The company generated net sales of $530.6 million, declined 6.9% year over year and also fell short of the Zacks Consensus Estimate of $560.8 million, after surpassing the same in the preceding two quarters. The decrease in net sales was owing to fall of 0.6% in comparable retail sales and an adverse impact of about $37 million on account of calendar shift related to the 53rd week in fiscal 2017.
Children's Place, Inc. (The) Price, Consensus and EPS Surprise
Retail comparable store traffic fell 3% during the reported quarter, while transactions and conversions declined due to imbalance in store inventory following unplanned ship from store activities. Canada comparable retail store sales slid 0.2% on flat traffic. E-commerce sales surged 20.1% and now represents 27% of total sales on a comparable week basis.
Adjusted gross profit came in at $166.9 million, down 20.9% year over year, while adjusted gross margin contracted 550 basis points (bps) to 31.5% due to lower merchandise margin, deleverage of fixed expenses and increased e-commerce penetration. Adjusted operating income came in at $21.8 million, down from $57 million a year ago, while adjusted operating margin shriveled 590 bps year over year to 4.1%.
Adjusted SG&A expenses decreased 4.6% from a year ago to $128.3 million. However, as a percentage of net sales, the same increased 60 bps on a year-over-year basis. The increase in SG&A expenses was due to fixed cost deleverage attributable to fall in comparable retail sales and reclassification of certain items on account of new revenue recognition rules, offset by lower incentive compensation expense.
As part of store fleet optimization endeavors, the company shuttered 16 stores and did not open any outlet, thereby ending the reported quarter with 972 stores. The company concluded the quarter with 217 international points of distribution open and operated by its eight franchise partners in 20 countries.
Other Financial Details
Children's Place ended the quarter with cash and cash equivalents of $69.1 million compared with $244.5 million a year ago. The company exited the quarter with inventories of $303.5 million and shareholders’ equity of $314.4 million.
During the quarter, the company bought back 429.6 thousand shares for roughly $42 million and paid a quarterly dividend of approximately $8 million. At the end of the quarter, the company still has approximately $240 million remaining under its existing share repurchase program.
Bleak FY19 View
Management now anticipates adjusted earnings in the band of $5.25-$5.75 per share for fiscal 2019, down from earnings of $6.75 reported in fiscal 2018. The Zacks Consensus Estimate for the fiscal year is currently pegged at $9.28, which could witness a downward revision in the coming days.
Children's Place now envisions total net sales in the range of $1,890-$1,915 million down from $1,938.1 million recorded in fiscal 2018. The company forecasts comparable retail sales to be flat to down 1%. E-commerce penetration is projected to increase more than 30% of net sales from approximately 28%.

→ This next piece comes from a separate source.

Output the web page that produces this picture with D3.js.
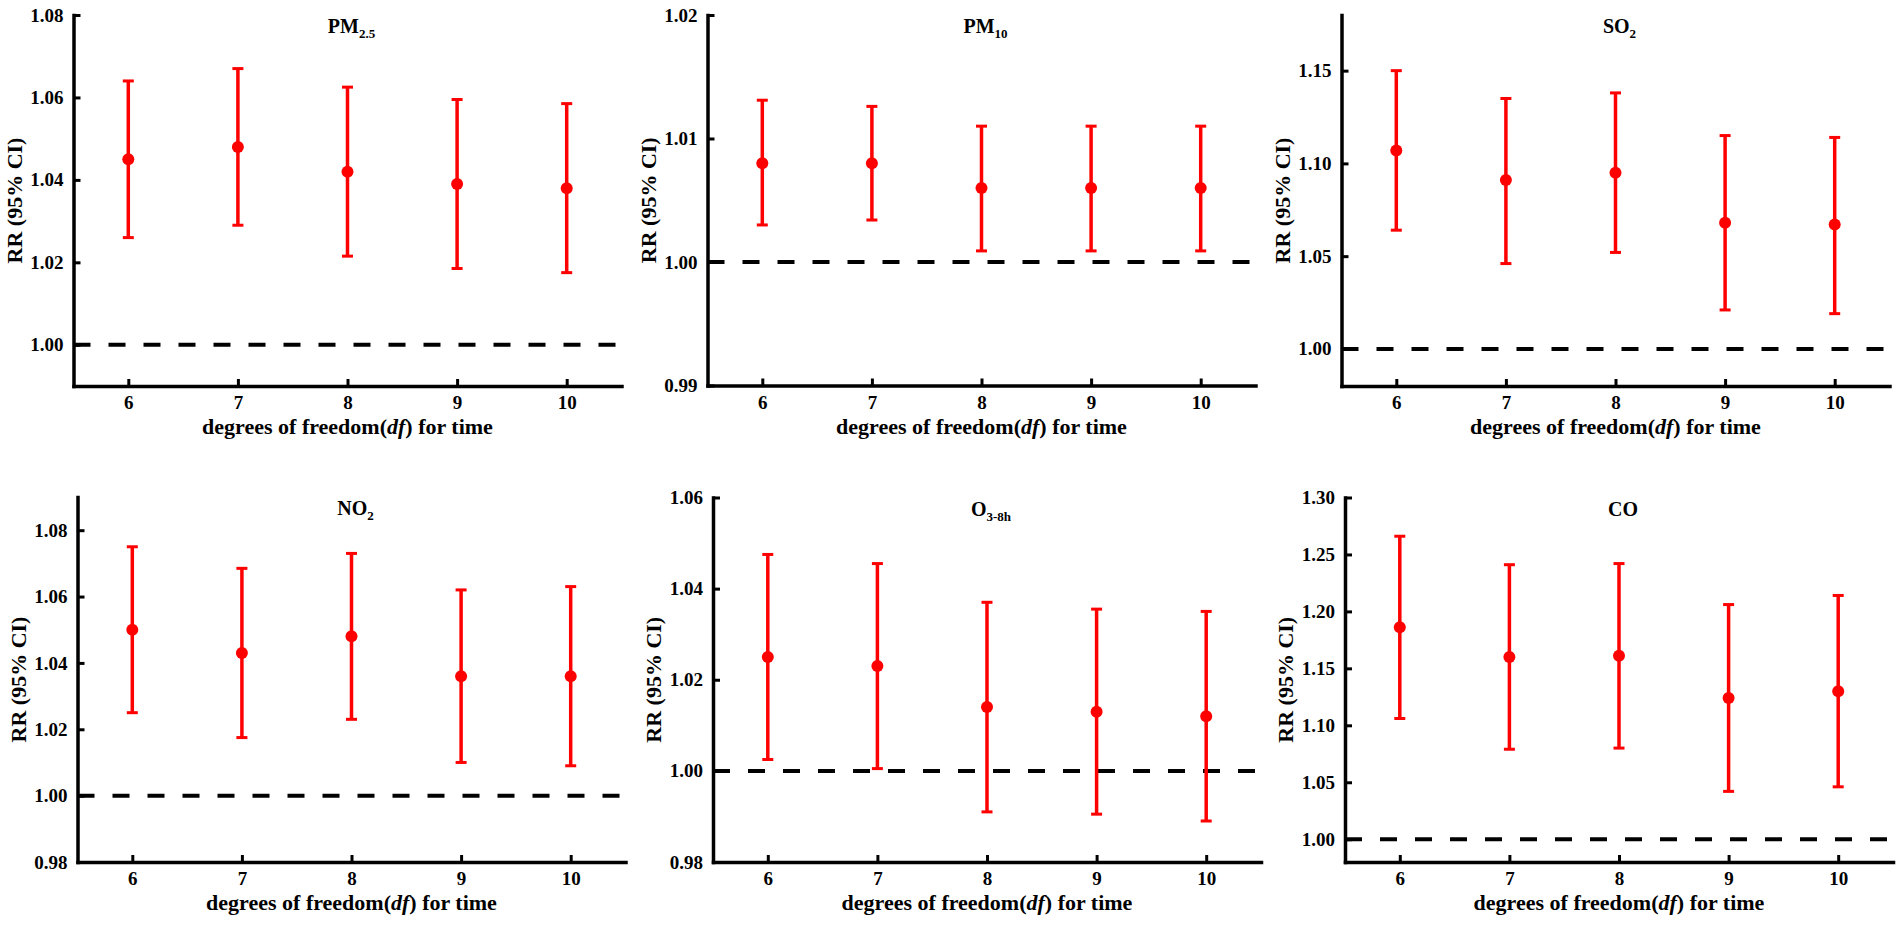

Meanwhile, it envisions adjusted operating margin in the range of 6.3-6.8% compared with 6.6% in fiscal 2018.
The company now anticipates reporting first-quarter fiscal 2019 adjusted loss of 40-70 cents a share, down from earnings of $1.87 recorded in the prior-year period. Net sales are anticipated to be in the range of $385-$395 million down from $436.3 million reported in the first quarter of fiscal 2018. Comparable retail sales are expected to decline in the band of 10-12%.